In early December, E-Verify released new and revised MOUs that bind existing users and new users to changes made to the program. Most of these changes are not substantive but instead appear to reflect improved language and organization, as well as some enhanced privacy protections and instructions for reporting privacy and security breaches. While existing users do not need to execute new MOUs, they are bound by these changes. The effective date for existing users is January 8, 2014. For new users, the effective date of the revised MOUs is December 8, 2013.
A new feature of E-Verify is that the system now can lock Social Security numbers (SSNs) that appear to have been used fraudulently, like a credit card company can lock a credit card that appears to have been stolen. If an employee attempts to use a locked SSN, a TNC will be generated.
As mentioned above, participating employers agree to governmental information sharing. Three years ago, DHS formalized such information sharing and entered into an agreement with the Department of Justice’s (DOJ) Office of Special Counsel (OSC), the division in DOJ that prosecutes claims of discriminatory hiring practices. Under the agreement, DHS shares with OSC citizenship status and documentation data, which initially was to be used to identify trends that may indicate an employer’s discriminatory practices. However, once the DHS/OSC information sharing program was up and running, OSC began using this data to initiate investigations of employer discrimination, even in the absence of employee complaints. And, such investigations are on the rise.
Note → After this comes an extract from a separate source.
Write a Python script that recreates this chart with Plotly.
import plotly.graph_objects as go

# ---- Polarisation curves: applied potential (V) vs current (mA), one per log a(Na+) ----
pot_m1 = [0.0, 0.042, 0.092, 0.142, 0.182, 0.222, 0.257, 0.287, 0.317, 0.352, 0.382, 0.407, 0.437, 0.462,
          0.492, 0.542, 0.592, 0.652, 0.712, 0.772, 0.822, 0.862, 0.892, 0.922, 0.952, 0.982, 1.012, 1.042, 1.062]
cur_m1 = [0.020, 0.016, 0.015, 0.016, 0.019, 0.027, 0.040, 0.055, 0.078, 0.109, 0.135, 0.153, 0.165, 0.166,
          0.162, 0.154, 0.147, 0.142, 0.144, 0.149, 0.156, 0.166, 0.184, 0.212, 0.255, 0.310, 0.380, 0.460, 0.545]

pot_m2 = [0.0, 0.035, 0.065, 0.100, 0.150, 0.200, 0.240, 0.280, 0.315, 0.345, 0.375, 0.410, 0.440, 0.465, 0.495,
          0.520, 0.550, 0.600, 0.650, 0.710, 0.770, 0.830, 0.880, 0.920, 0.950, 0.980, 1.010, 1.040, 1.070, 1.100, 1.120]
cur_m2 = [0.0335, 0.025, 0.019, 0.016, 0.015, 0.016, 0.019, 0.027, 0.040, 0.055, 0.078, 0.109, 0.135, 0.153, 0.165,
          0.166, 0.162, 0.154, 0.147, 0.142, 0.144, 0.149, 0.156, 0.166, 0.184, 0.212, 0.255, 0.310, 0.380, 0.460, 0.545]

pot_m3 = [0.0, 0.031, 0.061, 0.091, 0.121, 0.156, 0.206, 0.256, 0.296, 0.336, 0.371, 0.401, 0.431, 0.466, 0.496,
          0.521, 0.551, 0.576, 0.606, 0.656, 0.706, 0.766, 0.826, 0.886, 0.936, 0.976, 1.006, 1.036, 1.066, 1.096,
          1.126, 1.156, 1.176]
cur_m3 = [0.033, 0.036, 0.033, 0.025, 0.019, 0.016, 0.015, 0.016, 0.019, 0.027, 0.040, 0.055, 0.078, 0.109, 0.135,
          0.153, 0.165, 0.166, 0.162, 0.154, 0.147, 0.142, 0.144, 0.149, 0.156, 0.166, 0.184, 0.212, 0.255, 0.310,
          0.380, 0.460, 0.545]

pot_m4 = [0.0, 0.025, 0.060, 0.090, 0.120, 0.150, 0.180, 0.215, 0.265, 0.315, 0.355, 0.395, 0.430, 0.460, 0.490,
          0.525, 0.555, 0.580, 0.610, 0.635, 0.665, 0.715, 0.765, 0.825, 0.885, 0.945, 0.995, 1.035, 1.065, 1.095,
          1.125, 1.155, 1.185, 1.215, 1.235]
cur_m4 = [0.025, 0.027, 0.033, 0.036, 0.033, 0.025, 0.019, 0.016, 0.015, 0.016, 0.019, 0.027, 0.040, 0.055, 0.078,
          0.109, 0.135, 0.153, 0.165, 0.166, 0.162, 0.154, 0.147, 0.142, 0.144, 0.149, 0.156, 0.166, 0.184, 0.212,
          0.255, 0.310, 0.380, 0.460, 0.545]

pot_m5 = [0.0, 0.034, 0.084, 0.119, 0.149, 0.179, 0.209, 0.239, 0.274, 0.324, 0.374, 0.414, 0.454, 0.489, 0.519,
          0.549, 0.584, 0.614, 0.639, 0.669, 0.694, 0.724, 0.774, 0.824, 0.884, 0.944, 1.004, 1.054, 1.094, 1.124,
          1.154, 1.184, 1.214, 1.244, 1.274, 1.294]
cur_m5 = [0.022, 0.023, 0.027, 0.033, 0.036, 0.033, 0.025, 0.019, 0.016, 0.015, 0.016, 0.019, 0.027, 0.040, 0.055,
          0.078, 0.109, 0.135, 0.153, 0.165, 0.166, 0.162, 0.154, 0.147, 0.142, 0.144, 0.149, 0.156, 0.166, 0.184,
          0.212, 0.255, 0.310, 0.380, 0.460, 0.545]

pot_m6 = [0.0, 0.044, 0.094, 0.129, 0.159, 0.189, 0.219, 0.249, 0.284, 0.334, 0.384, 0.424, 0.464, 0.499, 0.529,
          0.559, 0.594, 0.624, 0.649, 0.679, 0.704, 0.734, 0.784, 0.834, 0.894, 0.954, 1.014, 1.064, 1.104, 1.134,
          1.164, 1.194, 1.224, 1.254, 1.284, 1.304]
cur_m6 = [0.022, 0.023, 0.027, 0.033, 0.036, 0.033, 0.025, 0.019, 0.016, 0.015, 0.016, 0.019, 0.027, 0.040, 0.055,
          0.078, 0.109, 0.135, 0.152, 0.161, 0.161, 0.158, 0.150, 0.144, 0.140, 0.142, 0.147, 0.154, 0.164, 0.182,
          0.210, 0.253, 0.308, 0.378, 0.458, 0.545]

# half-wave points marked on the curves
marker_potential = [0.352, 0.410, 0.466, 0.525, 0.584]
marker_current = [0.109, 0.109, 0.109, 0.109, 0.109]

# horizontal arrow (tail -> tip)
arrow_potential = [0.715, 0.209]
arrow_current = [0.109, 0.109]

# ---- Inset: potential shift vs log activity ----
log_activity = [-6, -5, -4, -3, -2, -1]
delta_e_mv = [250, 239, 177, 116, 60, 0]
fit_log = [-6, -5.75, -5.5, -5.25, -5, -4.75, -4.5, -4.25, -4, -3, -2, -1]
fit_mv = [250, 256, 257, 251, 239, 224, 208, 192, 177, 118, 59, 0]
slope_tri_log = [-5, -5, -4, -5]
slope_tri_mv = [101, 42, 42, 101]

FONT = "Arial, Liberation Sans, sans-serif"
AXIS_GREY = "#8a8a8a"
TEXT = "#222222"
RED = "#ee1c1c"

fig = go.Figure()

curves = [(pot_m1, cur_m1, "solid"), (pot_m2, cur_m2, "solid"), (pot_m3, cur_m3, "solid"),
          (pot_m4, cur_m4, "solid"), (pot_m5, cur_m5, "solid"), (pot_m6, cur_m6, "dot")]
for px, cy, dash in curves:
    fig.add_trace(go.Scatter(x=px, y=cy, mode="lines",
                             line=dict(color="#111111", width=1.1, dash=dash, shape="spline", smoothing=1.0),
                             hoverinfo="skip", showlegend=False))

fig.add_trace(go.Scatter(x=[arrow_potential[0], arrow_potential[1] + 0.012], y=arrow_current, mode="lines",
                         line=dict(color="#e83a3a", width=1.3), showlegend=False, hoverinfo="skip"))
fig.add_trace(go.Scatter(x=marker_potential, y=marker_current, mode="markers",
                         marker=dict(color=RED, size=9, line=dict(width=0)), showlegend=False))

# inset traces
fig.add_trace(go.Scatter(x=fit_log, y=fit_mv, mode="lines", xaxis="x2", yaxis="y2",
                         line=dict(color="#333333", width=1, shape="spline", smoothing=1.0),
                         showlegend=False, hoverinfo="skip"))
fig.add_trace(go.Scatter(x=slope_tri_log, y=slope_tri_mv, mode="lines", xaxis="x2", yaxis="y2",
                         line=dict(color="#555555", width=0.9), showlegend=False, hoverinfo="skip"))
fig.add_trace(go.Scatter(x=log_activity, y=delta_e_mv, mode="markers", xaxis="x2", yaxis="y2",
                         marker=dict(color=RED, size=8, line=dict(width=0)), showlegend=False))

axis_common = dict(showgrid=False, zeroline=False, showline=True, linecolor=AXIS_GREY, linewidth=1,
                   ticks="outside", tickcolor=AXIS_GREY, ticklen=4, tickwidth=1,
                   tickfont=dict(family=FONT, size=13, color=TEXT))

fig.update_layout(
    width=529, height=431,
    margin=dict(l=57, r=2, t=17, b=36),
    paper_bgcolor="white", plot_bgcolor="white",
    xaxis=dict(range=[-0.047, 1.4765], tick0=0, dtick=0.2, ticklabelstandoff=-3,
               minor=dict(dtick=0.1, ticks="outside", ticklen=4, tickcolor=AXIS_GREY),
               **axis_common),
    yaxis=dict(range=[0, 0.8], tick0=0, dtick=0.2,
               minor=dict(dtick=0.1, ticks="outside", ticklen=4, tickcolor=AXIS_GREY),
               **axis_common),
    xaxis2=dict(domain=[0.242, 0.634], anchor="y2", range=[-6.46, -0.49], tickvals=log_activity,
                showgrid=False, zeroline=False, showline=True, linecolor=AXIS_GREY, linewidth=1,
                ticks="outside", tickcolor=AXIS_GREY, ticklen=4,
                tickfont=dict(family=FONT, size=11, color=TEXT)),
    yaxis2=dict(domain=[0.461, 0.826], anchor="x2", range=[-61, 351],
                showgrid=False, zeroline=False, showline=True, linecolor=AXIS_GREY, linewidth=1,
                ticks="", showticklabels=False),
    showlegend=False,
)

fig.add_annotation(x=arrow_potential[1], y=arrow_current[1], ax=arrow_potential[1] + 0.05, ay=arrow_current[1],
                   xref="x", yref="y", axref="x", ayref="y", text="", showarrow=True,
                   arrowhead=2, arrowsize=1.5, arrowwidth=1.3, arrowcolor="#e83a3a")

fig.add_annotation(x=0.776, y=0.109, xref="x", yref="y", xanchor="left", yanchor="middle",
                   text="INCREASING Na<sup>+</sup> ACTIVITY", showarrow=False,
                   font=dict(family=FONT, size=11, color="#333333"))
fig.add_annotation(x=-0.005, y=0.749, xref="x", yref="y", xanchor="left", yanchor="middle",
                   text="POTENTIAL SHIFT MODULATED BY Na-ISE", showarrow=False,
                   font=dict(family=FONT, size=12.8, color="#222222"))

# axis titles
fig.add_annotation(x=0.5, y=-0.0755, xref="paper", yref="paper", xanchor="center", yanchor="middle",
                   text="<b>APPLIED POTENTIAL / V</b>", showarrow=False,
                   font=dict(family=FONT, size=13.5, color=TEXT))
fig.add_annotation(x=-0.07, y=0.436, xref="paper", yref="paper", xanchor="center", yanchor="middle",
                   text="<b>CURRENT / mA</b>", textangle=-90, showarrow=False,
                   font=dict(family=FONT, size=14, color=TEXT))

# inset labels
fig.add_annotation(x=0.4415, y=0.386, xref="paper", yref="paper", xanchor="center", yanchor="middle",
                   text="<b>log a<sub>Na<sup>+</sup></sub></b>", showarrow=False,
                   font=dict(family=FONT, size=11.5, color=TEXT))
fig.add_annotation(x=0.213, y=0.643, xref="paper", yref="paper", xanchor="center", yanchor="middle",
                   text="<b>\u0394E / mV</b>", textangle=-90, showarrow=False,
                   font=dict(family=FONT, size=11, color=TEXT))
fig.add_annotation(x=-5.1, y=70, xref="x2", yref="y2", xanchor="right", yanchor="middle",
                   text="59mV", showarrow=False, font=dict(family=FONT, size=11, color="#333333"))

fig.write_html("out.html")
With more and more employers enrolling in E-Verify — either because they want greater confidence in the validity of the documents presented by their employees and less risk of fines for making mistakes, or because they are now required to do so — it has become increasingly important for employers to understand all aspects of the program and ensure that their staff are well versed and trained in the program’s requirements. For starters, employers who use E-Verify are strongly encouraged to review and familiarize themselves with the new or revised MOU that applies to them. Employers should also adopt best practices, which include preparing a policy-and-procedure manual for I-9 and E-Verify compliance; providing annual and mandatory training for all individuals who complete the company’s I-9s; and periodically auditing and reviewing the company’s processes to ensure that they are being followed properly.